What you might expect from a brewpub, though, is solid, beer-slosh-friendly cuisine, maybe even grub as creative as the brew recipes (though berry burst is about as creative to beverage as "Piss Christ" is to art). And there is an Asian-Mexican taste bend. Now, Chili's perhaps charted new ground in this area with its Southwestern egg rolls--crispy flour tortillas wrapped around smoked chicken, black beans, corn and jalapeño jack cheese with red peppers and spinach--and grilled Asian-spiced chicken lettuce wraps. But what happens when the mesh plays out in a backdrop of micro suds with names like Piranha Pale Ale ("For hopheads only!")? It comes out as avocado egg rolls, gutsy wedge-cut cylinders swaddling a mudpack of avocado and cream cheese studded and flecked with dried tomatoes, onions, cilantro, pine nuts and chipotle. This is a surprisingly successful kitchen mongrel stunt--a merging that actually works. It dodges the avocado/cream cheese mush hazards and comes forward with distinct flavors.

Ribs are not only good to raft down on a flood of brew; BJ's has found they're good to assault with brew flavor treatments, too. The half-rack has moist chewy meat that slipped off the bones like stretched-out stockings. They were rich with a discernible smoke layer and a sweet but deft sauce (blended with BJ's Jeremiah Red Ale) that didn't gag or get under your fingernails.

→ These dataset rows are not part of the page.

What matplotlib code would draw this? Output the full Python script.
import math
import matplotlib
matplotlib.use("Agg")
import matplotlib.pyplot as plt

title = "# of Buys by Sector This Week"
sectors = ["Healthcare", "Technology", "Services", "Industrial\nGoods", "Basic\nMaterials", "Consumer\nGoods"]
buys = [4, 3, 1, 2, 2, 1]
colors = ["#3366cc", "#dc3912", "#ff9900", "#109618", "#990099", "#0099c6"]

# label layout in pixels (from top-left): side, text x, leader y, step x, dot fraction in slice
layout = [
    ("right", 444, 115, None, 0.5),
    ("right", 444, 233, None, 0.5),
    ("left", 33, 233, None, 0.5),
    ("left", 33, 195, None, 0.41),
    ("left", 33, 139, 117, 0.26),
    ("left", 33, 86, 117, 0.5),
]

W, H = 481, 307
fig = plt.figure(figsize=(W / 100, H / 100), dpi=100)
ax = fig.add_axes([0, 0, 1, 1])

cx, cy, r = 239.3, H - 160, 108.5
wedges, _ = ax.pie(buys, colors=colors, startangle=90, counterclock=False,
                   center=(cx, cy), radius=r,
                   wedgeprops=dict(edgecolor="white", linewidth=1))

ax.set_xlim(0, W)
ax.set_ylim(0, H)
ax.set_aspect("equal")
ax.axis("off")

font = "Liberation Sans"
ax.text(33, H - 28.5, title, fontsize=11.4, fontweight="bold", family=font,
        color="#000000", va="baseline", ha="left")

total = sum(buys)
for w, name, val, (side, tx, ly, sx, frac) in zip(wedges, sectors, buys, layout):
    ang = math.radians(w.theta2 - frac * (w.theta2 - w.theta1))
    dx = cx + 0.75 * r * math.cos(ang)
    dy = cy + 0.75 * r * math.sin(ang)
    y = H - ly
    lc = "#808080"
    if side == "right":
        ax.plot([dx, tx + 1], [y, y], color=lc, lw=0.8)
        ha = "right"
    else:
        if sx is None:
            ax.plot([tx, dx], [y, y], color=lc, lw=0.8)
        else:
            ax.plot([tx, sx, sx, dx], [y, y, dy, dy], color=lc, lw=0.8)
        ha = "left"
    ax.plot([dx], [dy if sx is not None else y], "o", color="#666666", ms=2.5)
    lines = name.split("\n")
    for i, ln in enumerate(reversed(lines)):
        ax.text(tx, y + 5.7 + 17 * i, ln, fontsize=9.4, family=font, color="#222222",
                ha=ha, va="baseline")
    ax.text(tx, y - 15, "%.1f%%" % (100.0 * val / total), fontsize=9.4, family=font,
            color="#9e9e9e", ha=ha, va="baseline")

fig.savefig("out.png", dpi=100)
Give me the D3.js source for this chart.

Plus the meat lacked the prodigious fat pockets that can sometimes make it seem like you're eating a tragic all-expense-paid trip to Paris on the Concord for your cardiologist.

Which is what the flame-broiled porterhouse steak is--a bone-in tragedy with a gooey composure and lots of fat sacs and gristle knots. The side of garlic mashed potatoes had no detectable garlic bite, but they did stick to mouth parts like Spackle, distinguished from the construction material only by the lumpy mushroom gravy.

The Italian chop salad was a utilitarian blend of iceberg lettuce scraps without browning edges or withering and limp flaps. It was a good mix of mozzarella and Parmesan cheeses, tomato, artichoke, olives, garbanzos, onions and salami in a tame but comestible dressing--a good antidote to the steak shakes.

Like the garlic mashed potatoes, the grilled chicken pasta was more construction adhesive than culinary enticement. Scorched and parched grilled chicken strips tangled with rotelle pasta strands and broccoli in a pasty cream sauce that left behind a film on the mouth.

We sought refuge in the Southern-fried chicken, but were again sent scurrying with wigged-out mouth sensors. The limbs had a modest breadcrumb coating that was greasy and bland, yet moist--the menu's big fried chicken boast. Those garlic mashed potatoes made another appearance, except this time they were saddled with a mushy, flaccid corn on the cob, a thing that would spring back to its original vertical stance after being bent 30 degrees. Maybe they should make road pylons out of this stuff.